Others see her as one of many intellectuals seduced by the promises of Communist idealism, who looked at China through rose-tinted glasses and eagerly ignored its faults.
"Her real motivator was certainly not Communism, or Mao or anyone. Her real motivator was China," said Daniel Sanderson, who is researching Han for a PhD at the Australian National University. "In the end, she was an apologist …. [but] she sincerely wanted what she was saying to be true."
Gittings, an acquaintance of Han for many years, said many China watchers were likewise prone to a degree of confusion in the early days of Communist rule.
"I would say that all of us trying to understand China in those years were fallible, and it was very hard to avoid the extremes, either of total condemnation or approval," he said.
Han, however, told Gittings that although she had been a public defender of the Cultural Revolution, she acknowledged that Mao did not practice what he preached and insisted that she had tried to help her friends during the turmoil.
She was more critical of China in the reform and opening-up era, saying economic liberalisation brought back some ills of pre-Communist days such as the regression of women's rights. She condemned the 1989 Tiananmen crackdown, but also said the students were too provocative.
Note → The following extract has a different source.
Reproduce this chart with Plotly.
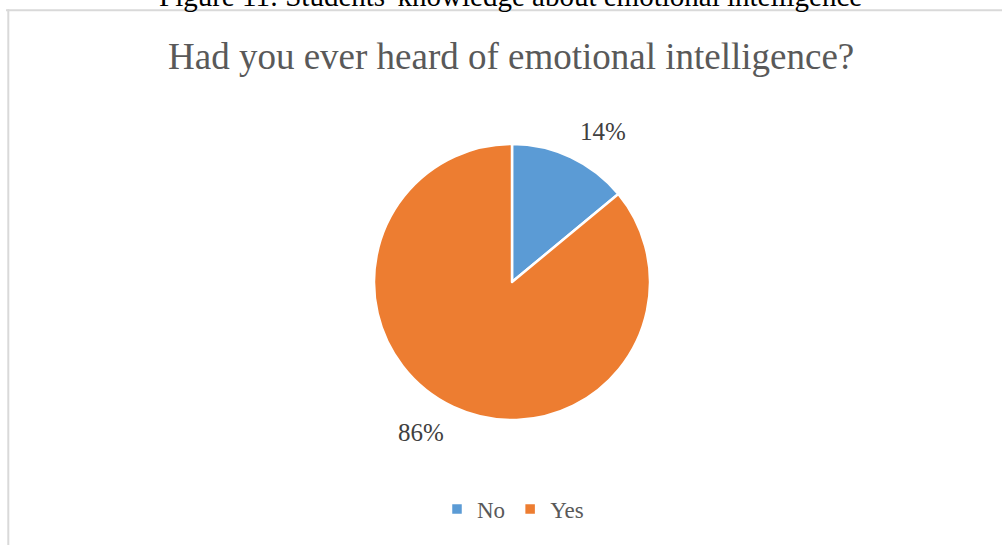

"The killing and wounding of innocent people…. cannot be condoned. I was against it and I think I was a mistake. History forgives many things, but mistakes are very difficult to forgive," she said in the 1990 interview.
Han had jokingly described herself to Gittings as a "very enterprising female" who liked "a great battle". He said her eventful life and colourful background made her "a complex person".
"In the end, she regarded herself as Chinese before all else, and she felt that she shared in the long experience of Chinese history," Gittings said.